Changes on the horizon?
So the recommended number for councils in Wales, according to the Williams Commission, is between 10 and 12.
The key decisions that need to be made before a single figure is arrived at is what to do with Carmarthenshire and Swansea.
If there's a 12 then here's the split:
Wrexham and Flintshire
Gwynedd and Anglesey
Conwy and Denbighshire
Newport and Monmouthshire
Cardiff and the Vale of Glamorgan
Blaenau Gwent, Torfaen and Caerphilly
RCT and Merthyr
Bridgend and Neath Port Talbot
Ceredigion and Pembrokeshire
To move to 10 would require Carmarthenshire joining Pembrokeshire and Ceredigion and then Swansea joining Bridgend and Neath Port Talbot.
In a news conference with members of the Williams Commission at the Welsh government's offices this morning, one of the striking comments surrounded the time-scale.
Paul Williams, the former chief executive of the NHS in Wales, spoke repeatedly about need for pace of change. His timescale was within three to five years.
He also estimated it would cost around £100m to implement which is well below the estimates from the Welsh Local Government Association. The WLGA says the costs of any reorganisations are routinely under-estimated and I'd expect this to form a big part of the debate that will now get under way.
The savings were put at between £60m and £80m a year after the changes have been brought in.
With regard the current structure of 22, Paul Williams said there was a real danger of the smaller authorities not being able to cope.
The commission members were fairly diplomatic throughout. The closest they came to criticism of the system was with regard to attempts to share services among the 22.
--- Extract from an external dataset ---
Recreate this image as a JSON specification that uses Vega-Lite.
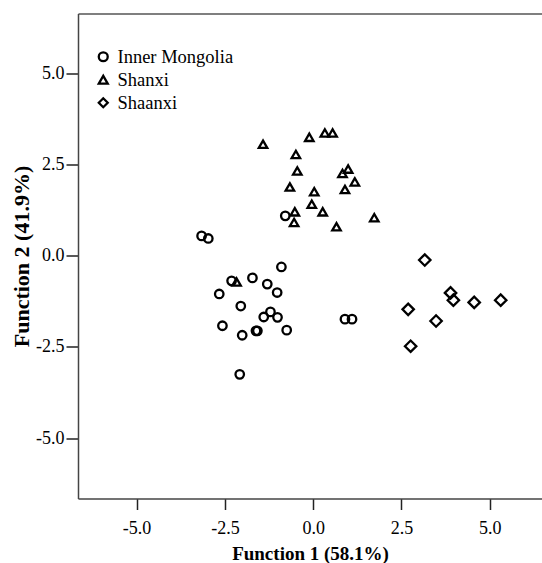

They said they couldn't find an answer as to how many partnerships were in place and even quoted council chief executives who told them they were spending around half of their time on collaboration projects. So the message was too much confusion.
Another message was that if there are councils in Wales willing to merge then they should begin the process now rather than wait for legislation to be introduced at the assembly.
The commission gave no definitive details on how many staff it expected to be made redundant or how many councillors we can expect to see cut, other than that Wales was over-represented currently. It pointed to Edinburgh which is twice the size of Swansea and yet has 14 fewer councillors.